7. Training the Model

The model is trained for 15 epochs. The training process uses the x_train and y_train datasets and we validate the model on the x_test and y_test datasets.

model.fit(x_train, y_train,
          epochs=15,
          validation_data=(x_test, y_test),
          callbacks=[PrintLR()],
          verbose=2)         

Output:

8. Evaluating the Model

After training, we evaluate the model’s performance on the test set. The test loss and accuracy are displayed to assess how well the model generalizes to unseen data.

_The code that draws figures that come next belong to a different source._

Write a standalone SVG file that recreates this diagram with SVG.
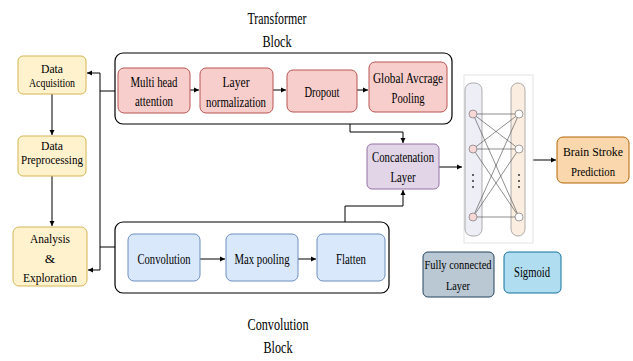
<svg xmlns="http://www.w3.org/2000/svg" width="633" height="361" viewBox="0 0 633 361" font-family="Liberation Serif, serif">
<defs>
<marker id="ah" markerWidth="6" markerHeight="6" refX="5" refY="3" orient="auto" markerUnits="userSpaceOnUse"><path d="M0,0.5 L5,3 L0,5.5 Z" fill="#000"/></marker>
</defs>
<style>
text{font-family:"Liberation Serif",serif;font-size:15px;fill:#000;text-anchor:middle}
text.sm{font-size:12px}
text.md{font-size:13.5px}
text.title{font-size:17px}
.yel{fill:#fff2cc;stroke:#d6b656;stroke-width:1}
.red{fill:#f8cecc;stroke:#b85450;stroke-width:1}
.blu{fill:#dae8fc;stroke:#6c8ebf;stroke-width:1}
.pur{fill:#e1d5e7;stroke:#9673a6;stroke-width:1}
.org{fill:#fad7ac;stroke:#b46504;stroke-width:1}
.sig{fill:#b1ddf0;stroke:#10739e;stroke-width:1}
.fc{fill:#bac8d3;stroke:#23445d;stroke-width:1}
.blk{fill:#fff;stroke:#000;stroke-width:1.2}
.c{fill:none;stroke:#000;stroke-width:1}
.ca{fill:none;stroke:#000;stroke-width:1;marker-end:url(#ah)}
.nn{stroke:#444;stroke-width:0.6}
</style>
<rect width="633" height="361" fill="#fff"/>

<g id="transformer-block">
<rect class="blk" x="115" y="53" width="337" height="71" rx="8"/>
<text class="title" x="277" y="24" textLength="59" lengthAdjust="spacingAndGlyphs">Transformer</text>
<text class="title" x="277" y="47" textLength="29" lengthAdjust="spacingAndGlyphs">Block</text>
</g>
<g id="convolution-block">
<rect class="blk" x="115" y="222" width="274" height="71" rx="8"/>
<text class="title" x="278" y="330" textLength="61" lengthAdjust="spacingAndGlyphs">Convolution</text>
<text class="title" x="278" y="353" textLength="29" lengthAdjust="spacingAndGlyphs">Block</text>
</g>

<g id="connectors">
<path class="ca" d="M52,94 V135"/>
<path class="ca" d="M52,176 V226"/>
<path class="c" d="M100,73 V270"/>
<path class="ca" d="M100,73 H87"/>
<path class="ca" d="M100,270 H88"/>
<path class="c" d="M100,91 H115"/>
<path class="c" d="M100,247 H115"/>
<path class="ca" d="M190,90 H199"/>
<path class="ca" d="M273,90 H286"/>
<path class="ca" d="M357,90 H368"/>
<path class="ca" d="M200,259 H225"/>
<path class="ca" d="M298,259 H316"/>
<path class="ca" d="M350,124 V132 H403 V143"/>
<path class="ca" d="M345,222 V206 H403 V190"/>
<path class="ca" d="M439,167 H462"/>
<path class="ca" d="M533,160 H556"/>
</g>

<g id="data-acquisition">
<rect class="yel" x="18" y="56" width="68" height="38" rx="5"/>
<text class="sm" x="52" y="73" textLength="22" lengthAdjust="spacingAndGlyphs">Data</text>
<text class="sm" x="52" y="87" textLength="46" lengthAdjust="spacingAndGlyphs">Acquisition</text>
</g>
<g id="data-preprocessing">
<rect class="yel" x="18" y="136" width="68" height="40" rx="5"/>
<text class="sm" x="52" y="150" textLength="22" lengthAdjust="spacingAndGlyphs">Data</text>
<text class="sm" x="52" y="164" textLength="62" lengthAdjust="spacingAndGlyphs">Preprocessing</text>
</g>
<g id="analysis-exploration">
<rect class="yel" x="13" y="227" width="74" height="59" rx="6"/>
<text class="md" x="50" y="243" textLength="40" lengthAdjust="spacingAndGlyphs">Analysis</text>
<text class="md" x="50" y="263">&amp;</text>
<text class="md" x="50" y="282" textLength="54" lengthAdjust="spacingAndGlyphs">Exploration</text>
</g>

<g id="multi-head-attention">
<rect class="red" x="118" y="68" width="72" height="45" rx="6"/>
<text x="154" y="87" textLength="47" lengthAdjust="spacingAndGlyphs">Multi head</text>
<text x="154" y="106" textLength="38" lengthAdjust="spacingAndGlyphs">attention</text>
</g>
<g id="layer-normalization">
<rect class="red" x="200" y="68" width="73" height="45" rx="6"/>
<text x="236" y="87" textLength="27" lengthAdjust="spacingAndGlyphs">Layer</text>
<text x="236" y="107" textLength="60" lengthAdjust="spacingAndGlyphs">normalization</text>
</g>
<g id="dropout">
<rect class="red" x="287" y="70" width="70" height="42" rx="6"/>
<text x="322" y="97" textLength="35" lengthAdjust="spacingAndGlyphs">Dropout</text>
</g>
<g id="global-average-pooling">
<rect class="red" x="369" y="62" width="78" height="50" rx="6"/>
<text x="408" y="83" textLength="70" lengthAdjust="spacingAndGlyphs">Global Avcrage</text>
<text x="408" y="103" textLength="33" lengthAdjust="spacingAndGlyphs">Pooling</text>
</g>

<g id="convolution">
<rect class="blu" x="128" y="234" width="72" height="47" rx="6"/>
<text x="164" y="264" textLength="53" lengthAdjust="spacingAndGlyphs">Convolution</text>
</g>
<g id="max-pooling">
<rect class="blu" x="226" y="234" width="72" height="47" rx="6"/>
<text x="262" y="264" textLength="55" lengthAdjust="spacingAndGlyphs">Max pooling</text>
</g>
<g id="flatten">
<rect class="blu" x="317" y="234" width="68" height="47" rx="6"/>
<text x="351" y="264" textLength="30" lengthAdjust="spacingAndGlyphs">Flatten</text>
</g>

<g id="concatenation-layer">
<rect class="pur" x="367" y="144" width="72" height="45" rx="5"/>
<text x="403" y="162" textLength="62" lengthAdjust="spacingAndGlyphs">Concatenation</text>
<text x="403" y="182" textLength="25" lengthAdjust="spacingAndGlyphs">Layer</text>
</g>

<g id="neural-network">
<rect x="464" y="75" width="69" height="168" fill="#fff" stroke="#ddd" stroke-width="0.8"/>
<rect x="465" y="83" width="17" height="153" rx="7" fill="#eeeef6" stroke="#999" stroke-width="0.8"/>
<rect x="511" y="83" width="14" height="153" rx="7" fill="#fbeee0" stroke="#999" stroke-width="0.8"/>
<g class="nn">
<line x1="473" y1="114" x2="519" y2="114"/>
<line x1="473" y1="114" x2="519" y2="149"/>
<line x1="473" y1="114" x2="519" y2="217"/>
<line x1="473" y1="149" x2="519" y2="114"/>
<line x1="473" y1="149" x2="519" y2="149"/>
<line x1="473" y1="149" x2="519" y2="217"/>
<line x1="473" y1="217" x2="519" y2="114"/>
<line x1="473" y1="217" x2="519" y2="149"/>
<line x1="473" y1="217" x2="519" y2="217"/>
</g>
<g fill="#f8d7d7" stroke="#777" stroke-width="0.7">
<circle cx="473" cy="114" r="4"/>
<circle cx="473" cy="149" r="4"/>
<circle cx="473" cy="217" r="4"/>
</g>
<g fill="#fff" stroke="#777" stroke-width="0.7">
<circle cx="519" cy="114" r="4"/>
<circle cx="519" cy="149" r="4"/>
<circle cx="519" cy="217" r="4"/>
</g>
<g fill="#333">
<circle cx="473" cy="175" r="1"/><circle cx="473" cy="181" r="1"/><circle cx="473" cy="187" r="1"/>
<circle cx="519" cy="175" r="1"/><circle cx="519" cy="181" r="1"/><circle cx="519" cy="187" r="1"/>
</g>
</g>

<g id="brain-stroke-prediction">
<rect class="org" x="557" y="137" width="72" height="46" rx="6"/>
<text class="md" x="593" y="156" textLength="60" lengthAdjust="spacingAndGlyphs">Brain Stroke</text>
<text class="md" x="593" y="176" textLength="44" lengthAdjust="spacingAndGlyphs">Prediction</text>
</g>
<g id="fully-connected-layer">
<rect class="fc" x="423" y="252" width="71" height="45" rx="5"/>
<text class="md" x="458" y="269" textLength="67" lengthAdjust="spacingAndGlyphs">Fully connected</text>
<text class="md" x="458" y="290" textLength="24" lengthAdjust="spacingAndGlyphs">Layer</text>
</g>
<g id="sigmoid">
<rect class="sig" x="504" y="252" width="57" height="41" rx="5"/>
<text x="532" y="277" textLength="36" lengthAdjust="spacingAndGlyphs">Sigmoid</text>
</g>
</svg>
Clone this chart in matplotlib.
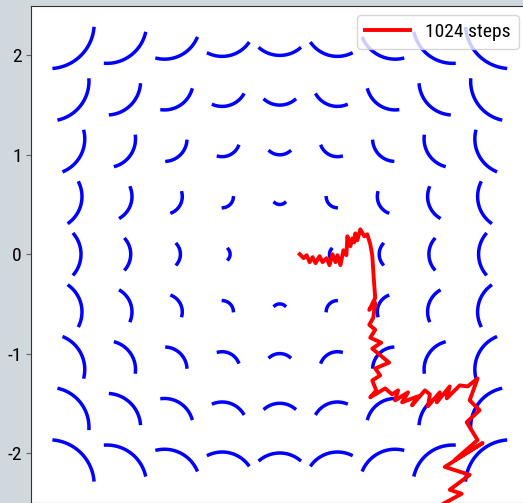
import numpy as np
import matplotlib.pyplot as plt

plt.rcParams['font.family'] = ['Roboto Condensed', 'Liberation Sans Narrow', 'DejaVu Sans']
plt.rcParams['axes.unicode_minus'] = False

# grid of sample points for the arc field
grid_x = [-2.0, -1.5, -1.0, -0.5, 0.0, 0.5, 1.0, 1.5, 2.0]
grid_y = [-2.0, -1.5, -1.0, -0.5, 0.0, 0.5, 1.0, 1.5, 2.0]
chord_frac = 0.2          # arc chord length relative to distance from origin
arc_angle = 1.35          # angular extent of each arc (rad)

# random walk
walk_x = [0.20, 0.24, 0.27, 0.30, 0.33, 0.36, 0.40, 0.43, 0.47, 0.50,
          0.53, 0.56, 0.58, 0.61, 0.64, 0.67, 0.68, 0.71, 0.73, 0.75,
          0.76, 0.78, 0.81, 0.85, 0.88, 0.91, 0.93, 0.94, 0.95, 0.96,
          0.90, 0.96, 0.94, 0.90, 0.96, 0.91, 1.02, 0.93, 1.10, 0.96,
          1.01, 0.93, 0.97, 0.91, 1.06, 1.13, 1.19, 1.16, 1.29, 1.23,
          1.39, 1.33, 1.46, 1.51, 1.49, 1.61, 1.58, 1.71, 1.68, 1.81,
          1.89, 1.99, 1.91, 2.01, 1.88, 1.99, 1.76, 2.04, 1.66, 1.91,
          1.71, 1.83, 1.61]
walk_y = [0.00, -0.04, -0.01, -0.08, -0.03, -0.09, -0.02, -0.08, -0.04, -0.11,
          0.00, -0.08, -0.01, -0.11, 0.04, -0.01, 0.18, 0.08, 0.16, 0.12,
          0.21, 0.14, 0.25, 0.18, 0.20, 0.10, -0.01, -0.16, -0.31, -0.44,
          -0.56, -0.49, -0.64, -0.71, -0.76, -0.84, -0.89, -0.95, -1.09, -1.15,
          -1.22, -1.27, -1.37, -1.44, -1.35, -1.41, -1.37, -1.47, -1.39, -1.49,
          -1.43, -1.52, -1.37, -1.41, -1.53, -1.39, -1.49, -1.33, -1.45, -1.32,
          -1.33, -1.25, -1.47, -1.57, -1.69, -1.87, -2.07, -1.90, -2.14, -2.22,
          -2.37, -2.41, -2.53]

fig = plt.figure(figsize=(5.23, 5.03), dpi=100, facecolor='#cfd8dc')
ax = fig.add_axes([31.3 / 523, 0.3 / 503, 497 / 523, 497 / 503])

for gx in grid_x:
    for gy in grid_y:
        r = np.hypot(gx, gy)
        if r == 0:
            continue
        ux, uy = gx / r, gy / r
        rad = chord_frac * r / (2 * np.sin(arc_angle / 2))
        cx, cy = gx + rad * ux, gy + rad * uy
        t0 = np.arctan2(-uy, -ux)
        t = np.linspace(t0 - arc_angle / 2, t0 + arc_angle / 2, 40)
        ax.plot(cx + rad * np.cos(t), cy + rad * np.sin(t), color='blue', lw=2.5)

ax.plot(walk_x, walk_y, color='red', lw=2.8, label='1024 steps')

ax.set_xlim(-2.5, 2.5)
ax.set_ylim(-2.5, 2.5)
ax.set_yticks([-2, -1, 0, 1, 2])
ax.tick_params(labelsize=14, length=3.5, color='#666666')
ax.tick_params(axis='x', labelbottom=False)
for s in ax.spines.values():
    s.set_color('#333333')
ax.legend(loc='upper right', fontsize=14, handlelength=2.3)

fig.savefig('out.png', dpi=100)
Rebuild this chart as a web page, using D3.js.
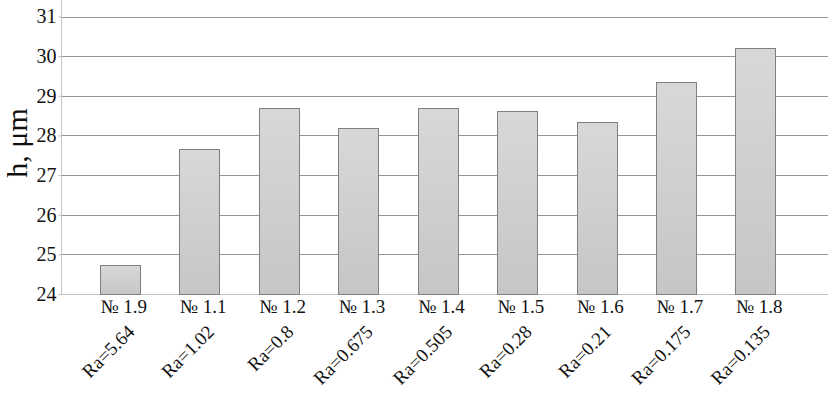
<!DOCTYPE html>
<head>
<meta charset="utf-8">
<style>
  body { margin: 0; background: #fff; }
  svg text { font-family: "Liberation Serif", "Times New Roman", serif; fill: #111; }
</style>
</head>
<body>
<div id='chart'></div>
<script src="https://cdnjs.cloudflare.com/ajax/libs/d3/7.8.5/d3.min.js"></script>
<script>
var samples = ['№ 1.9', '№ 1.1', '№ 1.2', '№ 1.3', '№ 1.4', '№ 1.5', '№ 1.6', '№ 1.7', '№ 1.8'];
var roughness = ['Ra=5.64', 'Ra=1.02', 'Ra=0.8', 'Ra=0.675', 'Ra=0.505', 'Ra=0.28', 'Ra=0.21', 'Ra=0.175', 'Ra=0.135'];
var heights = [24.74, 27.67, 28.68, 28.20, 28.68, 28.61, 28.33, 29.34, 30.20];
var yTicks = [24, 25, 26, 27, 28, 29, 30, 31];

var width = 834, height = 413;
var plotLeft = 61, plotRight = 828, plotTop = 16.5, plotBottom = 294;
var serif = '"Liberation Serif", "Times New Roman", serif';

var svg = d3.select('#chart').append('svg')
  .attr('width', width)
  .attr('height', height);

var defs = svg.append('defs');
var grad = defs.append('linearGradient')
  .attr('id', 'barFill')
  .attr('x1', 0).attr('y1', 0).attr('x2', 0).attr('y2', 1);
grad.append('stop').attr('offset', '0%').attr('stop-color', '#d8d8d8');
grad.append('stop').attr('offset', '100%').attr('stop-color', '#c6c6c6');

var y = d3.scaleLinear().domain([24, 31]).range([plotBottom, plotTop]);
var x = d3.scaleBand().domain(samples).range([80, 795]).paddingInner(0.5).paddingOuter(0.25);

// grid lines
svg.append('g')
  .selectAll('line')
  .data(yTicks.slice(1)).enter().append('line')
  .attr('x1', plotLeft).attr('x2', plotRight)
  .attr('y1', function(d) { return Math.round(y(d)) + 0.5; })
  .attr('y2', function(d) { return Math.round(y(d)) + 0.5; })
  .attr('stroke', '#949494')
  .attr('stroke-width', 1);

// y axis
var yAxis = svg.append('g')
  .attr('transform', 'translate(' + (plotLeft + 0.5) + ',0)')
  .call(d3.axisLeft(y).tickValues(yTicks).tickFormat(d3.format('d')).tickSize(3).tickPadding(2));
yAxis.select('.domain').attr('stroke', '#c4c4c4').attr('d', 'M0,0V' + (plotBottom + 0.5));
yAxis.selectAll('.tick line').attr('stroke', '#bbb');
yAxis.selectAll('.tick text')
  .style('font-family', serif)
  .style('font-size', '20px')
  .attr('fill', '#111');

// bottom axis line
svg.append('line')
  .attr('x1', plotLeft).attr('x2', plotRight)
  .attr('y1', plotBottom + 0.5).attr('y2', plotBottom + 0.5)
  .attr('stroke', '#c4c4c4');

// bars
svg.append('g')
  .selectAll('rect')
  .data(heights).enter().append('rect')
  .attr('x', function(d, i) { return Math.round(x(samples[i])) + 0.5; })
  .attr('y', function(d) { return Math.round(y(d)) + 0.5; })
  .attr('width', Math.round(x.bandwidth()))
  .attr('height', function(d) { return Math.round(plotBottom - y(d)); })
  .attr('fill', 'url(#barFill)')
  .attr('stroke', '#7f7f7f')
  .attr('stroke-width', 1);

// category labels
svg.append('g')
  .selectAll('text')
  .data(samples).enter().append('text')
  .attr('x', function(d) { return x(d) + x.bandwidth() / 2 + 4; })
  .attr('y', 313)
  .attr('text-anchor', 'middle')
  .style('font-size', '19px')
  .text(function(d) { return d; });

svg.append('g')
  .selectAll('text')
  .data(roughness).enter().append('text')
  .attr('transform', function(d, i) {
    var cx = x(samples[i]) + x.bandwidth() / 2 + 16;
    return 'translate(' + cx + ',333) rotate(-45)';
  })
  .attr('text-anchor', 'end')
  .style('font-size', '19px')
  .text(function(d) { return d; });

// y title
svg.append('text')
  .attr('transform', 'translate(27,143) rotate(-90)')
  .attr('text-anchor', 'middle')
  .style('font-size', '30px')
  .text('h, μm');
</script>
</body>
</html>
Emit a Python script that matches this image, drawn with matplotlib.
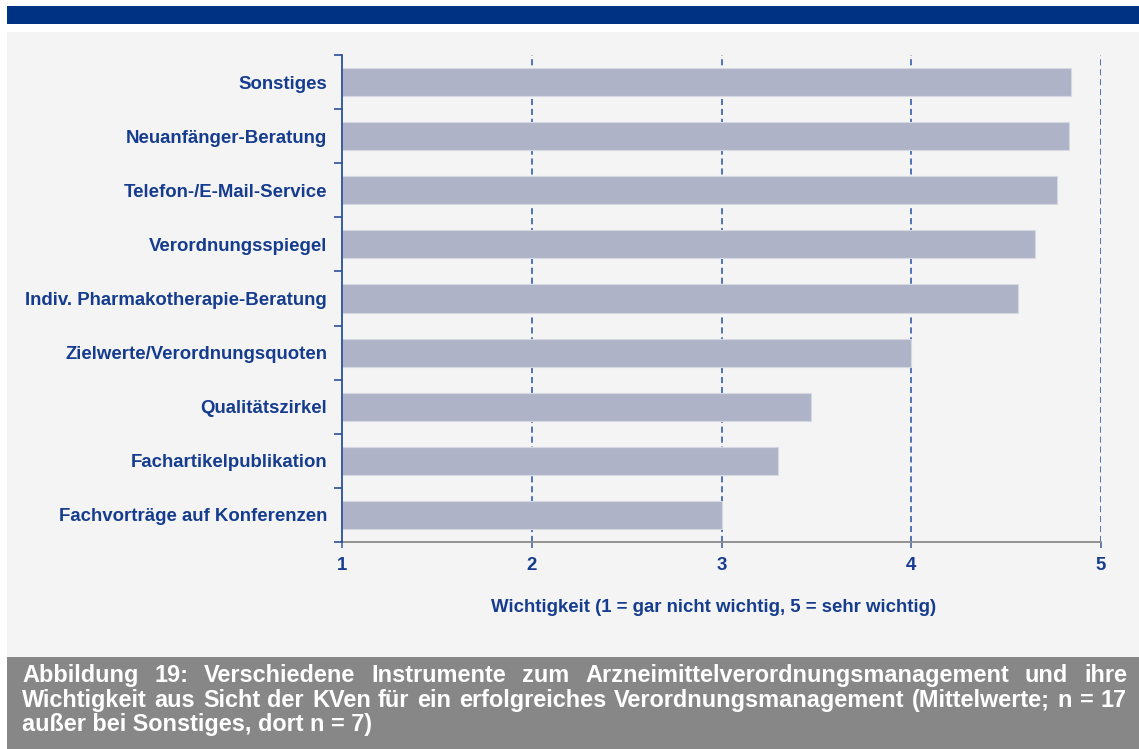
import numpy as np
import matplotlib
matplotlib.use('Agg')
import matplotlib.pyplot as plt
from matplotlib.patches import Rectangle

plt.rcParams['font.family'] = ['Liberation Sans', 'DejaVu Sans']

# data
labels = ['Sonstiges', 'Neuanfänger-Beratung', 'Telefon-/E-Mail-Service',
          'Verordnungsspiegel', 'Indiv. Pharmakotherapie-Beratung',
          'Zielwerte/Verordnungsquoten', 'Qualitätszirkel',
          'Fachartikelpublikation', 'Fachvorträge auf Konferenzen']
values = [4.84, 4.83, 4.77, 4.65, 4.56, 4.00, 3.47, 3.30, 3.00]
xticks = [1, 2, 3, 4, 5]
xlabel = 'Wichtigkeit (1 = gar nicht wichtig, 5 = sehr wichtig)'
caption = ['Abbildung 19: Verschiedene Instrumente zum Arzneimittelverordnungsmanagement und ihre',
           'Wichtigkeit aus Sicht der KVen für ein erfolgreiches Verordnungsmanagement (Mittelwerte; n = 17',
           'außer bei Sonstiges, dort n = 7)']

W, H = 1139, 749
BLUE = '#153c8e'
fig = plt.figure(figsize=(W / 100, H / 100), dpi=100)
fig.patch.set_facecolor('white')


def box(x0, y0, x1, y1, color):
    fig.add_artist(Rectangle((x0 / W, 1 - y1 / H), (x1 - x0) / W, (y1 - y0) / H,
                             transform=fig.transFigure, facecolor=color,
                             edgecolor='none', zorder=0))


box(7, 6, W, 24, '#003283')
box(7, 32, W, 657, '#f4f4f4')
box(7, 657, W, H, '#878787')

ax = fig.add_axes([342 / W, 1 - 542 / H, (1101 - 342) / W, (542 - 55) / H])
ax.set_facecolor('none')

n = len(labels)
ypos = np.arange(n)[::-1]
ax.set_xlim(1, 5)
ax.set_ylim(-0.5, n - 0.5)

for gx in xticks[1:]:
    ax.axvline(gx, color='#2350a2', lw=1.1, linestyle=(0, (4, 2.5)), zorder=1)

ax.barh(ypos, np.array(values) - 1, left=1, height=0.52, color='#aeb3c7',
        edgecolor='#d6d9e3', linewidth=0.8, zorder=2)

for s in ['top', 'right']:
    ax.spines[s].set_visible(False)
ax.spines['left'].set_color('#2a4f9c')
ax.spines['left'].set_linewidth(1.3)
ax.spines['left'].set_zorder(3)
ax.spines['bottom'].set_color('#8a8a8a')
ax.spines['bottom'].set_linewidth(1.3)

ax.set_yticks(ypos)
ax.set_yticklabels(labels, fontsize=13.4, fontweight='bold', color=BLUE)
ax.set_yticks(np.arange(-0.5, n), minor=True)
ax.tick_params(axis='y', which='major', length=0, pad=10.8)
ax.tick_params(axis='y', which='minor', length=6, width=1.2, color='#2a4f9c', direction='out')

ax.set_xticks(xticks)
ax.set_xticklabels([str(t) for t in xticks], fontsize=13.4, fontweight='bold', color=BLUE)
ax.tick_params(axis='x', length=4, width=1.1, color='#3a5a9a', pad=7)

fig.text(714 / W, 1 - 607 / H, xlabel, fontsize=13.4, fontweight='bold', color=BLUE,
         ha='center', va='center')

# justified caption
renderer = fig.canvas.get_renderer()
left_px, right_px = 22, 1127
base_y = [682, 707, 731]
cap_fs = 16.9
for i, line in enumerate(caption):
    y = 1 - base_y[i] / H
    if i == len(caption) - 1:
        fig.text(left_px / W, y, line, fontsize=cap_fs, fontweight='bold',
                 color='white', va='baseline', ha='left')
        continue
    words = line.split(' ')
    arts = [fig.text(0, y, w, fontsize=cap_fs, fontweight='bold', color='white',
                     va='baseline', ha='left') for w in words]
    widths = [a.get_window_extent(renderer).width for a in arts]
    gap = (right_px - left_px - sum(widths)) / (len(words) - 1)
    x = left_px
    for a, wd in zip(arts, widths):
        a.set_x(round(x) / W)
        x += wd + gap

fig.savefig('out.png', dpi=100, facecolor=fig.get_facecolor())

test_loss, test_accuracy = model.evaluate(x_test, y_test, verbose=2)
print('\nTest accuracy:', test_accuracy)

Output:

9. Result

current_lr = lr_schedule(model.optimizer.iterations)
print(f"Current learning rate: {current_lr.numpy()}")

Output:

Current learning rate: 0.031885575503110886

The learning rate will remain constant during the early epochs and gradually decrease according to the exponential decay schedule.

Advantages of Learning Rate Decay

Deep learning and machine learning models are frequently trained using the learning rate decay technique. It provides a number of benefits that support more effective and efficient training including:

• Improved Convergence: As training goes on, the learning rate is lowered which helps in the models convergence to a better solution. By doing this, it may be avoided that the loss function's minimum is exceeded.
• Enhanced Generalization: In order to reduce overfitting, a model's capacity to generalize to new data might be enhanced via slower learning rates in later training rounds.
• Stability: By avoiding significant weight changes that could lead to the model oscillating or diverging, learning rate decay stabilizes training.

Disadvantages of Learning Rate Decay

Despite many benefits to learning rate decay, it's important to be see of any potential drawbacks and difficulties while using it. Considerations and disadvantages are as follows:

• Complexity: The training process can get more complicated by implementing and choosing the appropriate learning rate decay schedule in big and complex neural networks.
• Hyperparameter Sensitivity: Hyperparameter tuning is involved in the decay schedule and learning rate selection. Hyperparameter settings or an improper schedule can work against training instead of in favor of it.
• Delayed Convergence: Aggressive learning rate decay can sometimes make the model converge very slowly which could require more training time.

By mastering learning rate decay, we can significantly improve our model's training efficiency, stability and generalization, ultimately leading to better performance and more reliable results.